‘Episodes’ – ‘Episode Seven’: How you smellin’?

While “Episodes” has had its fans among a number of TV critics, I was not one of them, for reasons I described in detail in my review before the season began. That review was based on all 7 episodes of the series, and because my issues remained largely the same throughout, I decided not to bother doing any show-by-show posts. Now the finale has aired, and I have a few final thoughts – and am interested in the opinions of those of you who stuck it out all the way through – coming up just as soon as bus in some real people…

I’ve heard from some critics and fans of the show who feel I was too harsh towards it – and, specifically, that my attempt to paint it as a predictably black-and-white, “artists=good, executives=evil” morality tale was inaccurate. Maybe the show wanted us to be annoyed with the Lincolns sometimes, too. Maybe they weren’t always supposed to be right. Maybe the executives were exaggerated but not always unreasonable.

Then a few days after the show debuted, Showtime held an “Episodes” session at press tour, and I specifically asked David Crane and Jeffrey Klarik about that. They seemed baffled by the idea that anyone would not find the show 100% sympathetic towards the Lincolns, or that anyone would be troubled by their depiction of the network suits, since virtually every single thing in the series had happened to either them or someone they knew. One critic actually told me afterwards that the session made him realize that a lot of the nuance he ascribed to the show wasn’t really there. (Others continued to love it, and a few gave me a hard time for not properly appreciating a work of such obvious satiric brilliance.)

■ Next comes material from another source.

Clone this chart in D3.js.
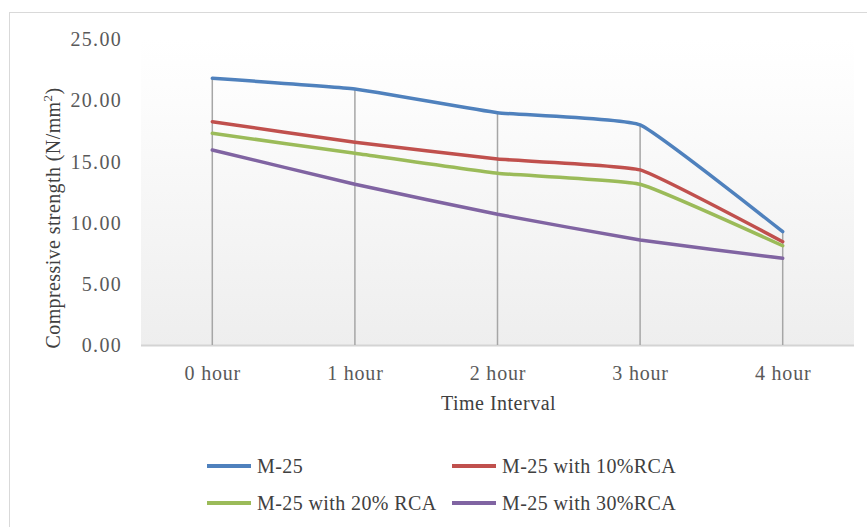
<!DOCTYPE html>
<html>
<head>
<meta charset="utf-8">
<script src="https://cdn.jsdelivr.net/npm/d3@7"></script>
<style>
  html, body { margin: 0; padding: 0; background: #ffffff; }
  svg { display: block; }
  text { font-family: "Liberation Serif", "Times New Roman", serif; }
</style>
</head>
<body>
<svg id="chart" width="867" height="527"></svg>
<script>
// Time intervals on the x axis
const categories = ["0 hour", "1 hour", "2 hour", "3 hour", "4 hour"];

// Compressive strength (N/mm²) for each mix
const m25      = [21.77, 20.90, 18.96, 17.96, 9.25];
const m25rca10 = [18.23, 16.55, 15.18, 14.29, 8.43];
const m25rca20 = [17.28, 15.65, 14.02, 13.12, 8.10];
const m25rca30 = [15.92, 13.12, 10.67, 8.57, 7.08];

const seriesNames  = ["M-25", "M-25 with 10%RCA", "M-25 with 20% RCA", "M-25 with 30%RCA"];
const seriesColors = ["#4F81BD", "#C0504D", "#9BBB59", "#8064A2"];

const yTicks = [0, 5, 10, 15, 20, 25];

const series = [m25, m25rca10, m25rca20, m25rca30].map((values, i) => ({
  name: seriesNames[i],
  color: seriesColors[i],
  values
}));

const svg = d3.select("#chart");
const W = 867, H = 527;

const plot = { left: 141, right: 854, top: 38.7, bottom: 345 };

const x = d3.scalePoint().domain(categories).range([plot.left, plot.right]).padding(0.5);
const y = d3.scaleLinear().domain([0, 25]).range([plot.bottom, plot.top]);

// Chart frame
svg.append("rect")
  .attr("x", 9.5).attr("y", 12.5)
  .attr("width", W + 10).attr("height", H + 10)
  .attr("fill", "#ffffff")
  .attr("stroke", "#d9d9d9").attr("stroke-width", 1);

// Plot area with a soft vertical gradient
const defs = svg.append("defs");
const grad = defs.append("linearGradient")
  .attr("id", "plotFill").attr("x1", 0).attr("y1", 0).attr("x2", 0).attr("y2", 1);
grad.append("stop").attr("offset", "0%").attr("stop-color", "#ffffff");
grad.append("stop").attr("offset", "15%").attr("stop-color", "#fdfdfd");
grad.append("stop").attr("offset", "100%").attr("stop-color", "#eeeeee");

svg.append("rect")
  .attr("x", plot.left).attr("y", plot.top)
  .attr("width", plot.right - plot.left).attr("height", plot.bottom - plot.top)
  .attr("fill", "url(#plotFill)");

// Category axis line
svg.append("line")
  .attr("x1", plot.left).attr("x2", plot.right)
  .attr("y1", plot.bottom + 0.5).attr("y2", plot.bottom + 0.5)
  .attr("stroke", "#d4d4d4").attr("stroke-width", 2);

// Drop lines from the highest point of each category to the axis
categories.forEach((c, i) => {
  const top = d3.max(series, s => s.values[i]);
  svg.append("line")
    .attr("x1", x(c)).attr("x2", x(c))
    .attr("y1", y(top)).attr("y2", plot.bottom)
    .attr("stroke", "#a6a6a6").attr("stroke-width", 1.5);
});

// Y axis tick labels
const yAxis = d3.axisLeft(y).tickValues(yTicks).tickFormat(d3.format(".2f")).tickSize(0).tickPadding(0);
const yG = svg.append("g").attr("transform", `translate(122,0)`).call(yAxis);
yG.select(".domain").remove();
yG.selectAll("text")
  .attr("font-family", "Liberation Serif, Times New Roman, serif")
  .attr("font-size", 20)
  .attr("letter-spacing", 1.3)
  .attr("fill", "#595959")
  .attr("dy", "0.34em");

// X axis tick labels
const xAxis = d3.axisBottom(x).tickSize(0).tickPadding(0);
const xG = svg.append("g").attr("transform", `translate(0,${plot.bottom})`).call(xAxis);
xG.select(".domain").remove();
xG.selectAll("text")
  .attr("font-family", "Liberation Serif, Times New Roman, serif")
  .attr("font-size", 20)
  .attr("letter-spacing", 0.8)
  .attr("fill", "#595959")
  .attr("y", 35).attr("dy", 0);

// Series lines, lightly smoothed
const line = d3.line()
  .x((d, i) => x(categories[i]))
  .y(d => y(d))
  .curve(d3.curveCardinal.tension(0.65));

svg.append("g").selectAll("path")
  .data(series)
  .join("path")
  .attr("d", d => line(d.values))
  .attr("fill", "none")
  .attr("stroke", d => d.color)
  .attr("stroke-width", 3.5)
  .attr("stroke-linejoin", "round")
  .attr("stroke-linecap", "round");

// Axis titles
svg.append("text")
  .attr("x", 498.5).attr("y", 410)
  .attr("text-anchor", "middle")
  .attr("font-size", 20)
  .attr("letter-spacing", 0.5)
  .attr("fill", "#404040")
  .text("Time Interval");

const yTitle = svg.append("text")
  .attr("transform", "translate(60,218) rotate(-90)")
  .attr("text-anchor", "middle")
  .attr("font-size", 20)
  .attr("letter-spacing", 0.4)
  .attr("fill", "#404040");
yTitle.append("tspan").text("Compressive strength (N/mm");
yTitle.append("tspan").attr("font-size", 13).attr("dy", -8).text("2");
yTitle.append("tspan").attr("dy", 8).text(")");

// Legend
const legendPos = [
  { lx: 207, ty: 466 },
  { lx: 452, ty: 466 },
  { lx: 207, ty: 503 },
  { lx: 452, ty: 503 }
];
const legend = svg.append("g").selectAll("g")
  .data(series)
  .join("g")
  .attr("transform", (d, i) => `translate(${legendPos[i].lx},${legendPos[i].ty})`);
legend.append("line")
  .attr("x1", 0).attr("x2", 44)
  .attr("y1", 0).attr("y2", 0)
  .attr("stroke", d => d.color)
  .attr("stroke-width", 4);
legend.append("text")
  .attr("x", 50).attr("y", 0).attr("dy", "0.35em")
  .attr("font-size", 20)
  .attr("letter-spacing", 0.4)
  .attr("fill", "#404040")
  .text(d => d.name);
</script>
</body>
</html>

And it’s not that I don’t believe any or all of the things in the series could or did happen, or even that a bunch of them all happened to a single person. (I’m sure the “Coupling” people have a horror story or 20.) But truth doesn’t automatically translate into great drama, or great comedy, especially when the truth was wrapped up in so many telegraphed punchlines, caricatured villains and a pair of main characters designed to be sympathetic but whom I quickly grew to dislike, both for their unrelenting naivete and for their role in a 7-week strawman argument.

Yes, there was the scene a while back where Matt LeBlanc made a convincing argument for why the female character on “Pucks!” shouldn’t be a lesbian, but beyond that it was episode after episode, scene after scene of the poor put-upon creatives having their dream chipped away piece by piece, when I never for a moment believed either that “Lyman’s Boys” was so brilliant or that translating it verbatim to America was a good idea.

I will say that I grew to hate the show just a little less in these last couple of episodes, in which the fate of “Pucks!” was largely beside the point and the focus turned to the state of Sean and Beverly’s marriage, and to how Matt LeBlanc had managed to wreck their personal lives just as much as he had their professional one. I don’t know that I actually laughed when Sean was hurling bottles of Joey cologne at Matt, but during that scene I at least felt like I was watching something resembling actual comedy rather than the lazy, predictable, shrill humor that had permeated so much of the series. I doubt I would watch a show that was primarily some kind of love triangle between the Lincolns and their leading man, but I know I would prefer it to the show that “Episodes” was for most of this first season. Based on the predestined ending in which “Pucks!” gets picked up, I imagine a hypothetical second season would unfortunately be more of the same.

But if you stuck with it all the way through to the end, I’m suspecting you liked it a lot more than I did. So what did everybody else think?